With few exceptions, handles and pulls go on last, usually on site after the cabinets are installed. “You have the outfit,” Carlay said, “now you go looking for the jewelry.” Designers carry sample boards into kitchens and bathrooms so customers can make sure their selections complement other features and finishes.

It’s another opportunity to choose with your fingers as well as your eyes, to check function as well as form.

Be sure that the specific hardware you love will work in specific locations. Some knobs, for instance, might be hard to handle on a small drawer with a deeply recessed front. Or large ones installed in tight corners might not allow adjacent doors and drawers to open.

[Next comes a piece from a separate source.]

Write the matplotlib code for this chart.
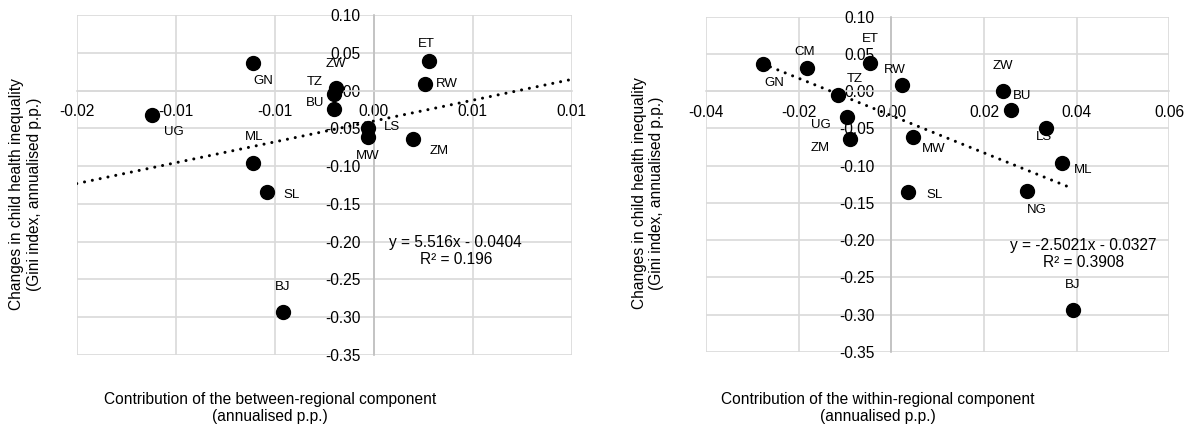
import numpy as np
import matplotlib
matplotlib.use("Agg")
import matplotlib.pyplot as plt

plt.rcParams["font.family"] = ["Liberation Sans", "DejaVu Sans"]

# ---- data: between-regional component (left panel)
paises_b = ["UG", "GN", "ML", "SL", "ZW", "TZ", "BU", "LS", "MW", "ET", "RW", "ZM", "BJ"]
x_between = [-0.0112, -0.0061, -0.0061, -0.0054, -0.0019, -0.0020, -0.0020, -0.0003, -0.0003,
             0.0028, 0.0026, 0.0020, -0.0046]
y_between = [-0.033, 0.037, -0.096, -0.134, 0.004, -0.005, -0.024, -0.049, -0.061,
             0.039, 0.008, -0.064, -0.293]
pend_b, inter_b, r2_b = 5.516, -0.0404, 0.196

# ---- data: within-regional component (right panel)
paises_w = ["GN", "CM", "ET", "RW", "TZ", "UG", "ZM", "MW", "SL", "ZW", "BU", "LS", "ML", "NG", "BJ"]
x_within = [-0.0277, -0.0182, -0.0046, 0.0022, -0.0115, -0.0095, -0.0090, 0.0046, 0.0037,
            0.0241, 0.0259, 0.0333, 0.0368, 0.0293, 0.0392]
y_within = [0.037, 0.031, 0.038, 0.008, -0.005, -0.034, -0.064, -0.061, -0.135,
            0.000, -0.025, -0.050, -0.097, -0.134, -0.293]
pend_w, inter_w, r2_w = -2.5021, -0.0327, 0.3908

xticks_b = [-0.015, -0.01, -0.005, 0.0, 0.005, 0.01]
xticks_w = [-0.04, -0.02, 0.0, 0.02, 0.04, 0.06]
yticks = [0.10, 0.05, 0.00, -0.05, -0.10, -0.15, -0.20, -0.25, -0.30, -0.35]

# desplazamientos de etiquetas (pixeles)
off_b = {"UG": (22, -17), "GN": (10, -18), "ML": (1, 26), "SL": (25, -3), "ZW": (0, 24),
         "TZ": (-19, 12), "BU": (-19, 6), "LS": (24, 1), "MW": (0, -19), "ET": (-3, 17),
         "RW": (22, 0), "ZM": (26, -12), "BJ": (0, 25)}
off_w = {"GN": (11, -19), "CM": (-2, 16), "ET": (0, 24), "RW": (-7, 15), "TZ": (17, 16),
         "UG": (-26, -8), "ZM": (-29, -9), "MW": (21, -12), "SL": (26, -3), "ZW": (0, 25),
         "BU": (11, 14), "LS": (-2, -9), "ML": (21, -7), "NG": (10, -19), "BJ": (0, 25)}

FS = 11.2


def fmt2(v):
    # redondeo tipo Excel (mitad hacia afuera)
    r = np.sign(v) * np.floor(abs(v) * 100 + 0.5 + 1e-9) / 100
    return f"{r:.2f}"


def panel(ax, xs, ys, paises, offs, xticks, pend, inter, r2, x_linea, eq_pos, ypad):
    ax.set_xlim(xticks[0], xticks[-1])
    ax.set_ylim(yticks[-1], yticks[0])
    ax.set_xticks(xticks)
    ax.set_xticklabels([fmt2(t) for t in xticks])
    ax.set_yticks(yticks)
    ax.set_yticklabels([f"{t:.2f}" for t in yticks])
    ax.grid(True, color="#d9d9d9", linewidth=1.2)
    ax.set_axisbelow(True)
    for s in ["top", "right"]:
        ax.spines[s].set_visible(False)
    ax.spines["left"].set_position(("data", 0))
    ax.spines["bottom"].set_position(("data", 0))
    ax.spines["left"].set_color("#bfbfbf")
    ax.spines["bottom"].set_color("#d9d9d9")
    ax.spines["left"].set_linewidth(1.2)
    ax.spines["bottom"].set_linewidth(1.2)
    ax.tick_params(axis="x", length=0, pad=10, labelsize=FS, colors="black")
    ax.tick_params(axis="y", length=0, pad=ypad, labelsize=FS, colors="black")

    ax.scatter(xs, ys, s=100, color="black", zorder=3, clip_on=False)
    for p, x, y in zip(paises, xs, ys):
        ax.annotate(p, (x, y), xytext=offs[p], textcoords="offset pixels",
                    ha="center", va="center", fontsize=9.5)

    xl = np.array(x_linea)
    ax.plot(xl, pend * xl + inter, linestyle=(0, (0.01, 2.6)), color="black",
            linewidth=2.2, dash_capstyle="round", zorder=4)

    signo = "-" if inter < 0 else "+"
    ax.text(eq_pos[0], eq_pos[1], f"y = {pend}x {signo} {abs(inter)}\nR² = {r2}",
            transform=ax.transAxes, ha="center", va="center", fontsize=FS,
            linespacing=1.2)


fig = plt.figure(figsize=(11.95, 4.28), dpi=100)
ax1 = fig.add_axes([0.0642, 0.1706, 0.4142, 0.7944])
ax2 = fig.add_axes([0.5908, 0.1776, 0.3877, 0.7834])

panel(ax1, x_between, y_between, paises_b, off_b, xticks_b, pend_b, inter_b, r2_b,
      [xticks_b[0], xticks_b[-1]], (0.766, 0.305), 9.5)
panel(ax2, x_within, y_within, paises_w, off_w, xticks_w, pend_w, inter_w, r2_w,
      [min(x_within), max(x_within)], (0.814, 0.292), 12)

ylab = "Changes in child health inequality\n(Gini index, annualised p.p.)"
fig.text(0.0215, 0.547, ylab, rotation=90, ha="center", va="center", fontsize=FS)
fig.text(0.5423, 0.548, ylab, rotation=90, ha="center", va="center", fontsize=FS)
fig.text(0.226, 0.047, "Contribution of the between-regional component\n(annualised p.p.)",
         ha="center", va="center", fontsize=FS)
fig.text(0.7344, 0.047, "Contribution of the within-regional component\n(annualised p.p.)",
         ha="center", va="center", fontsize=FS)

fig.savefig("out.png", dpi=100)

Generally, big pulls are easier to handle than small knobs. Those long bars and cup pulls that are popular now are easy to use, Carlay and Lindell say. Don’t stop there, though: Be sure your fingers will fit under the bar or inside the cup.

If the knob or pull you like doesn’t feel good, perhaps it’s available in a different size.

And if the unique, over-the-top knob or pull you’ve fallen desperately in love with doesn’t feel comfortable, don’t despair: “Use those clever ones on the powder room vanity,” Lindell said. “It’s never opened.”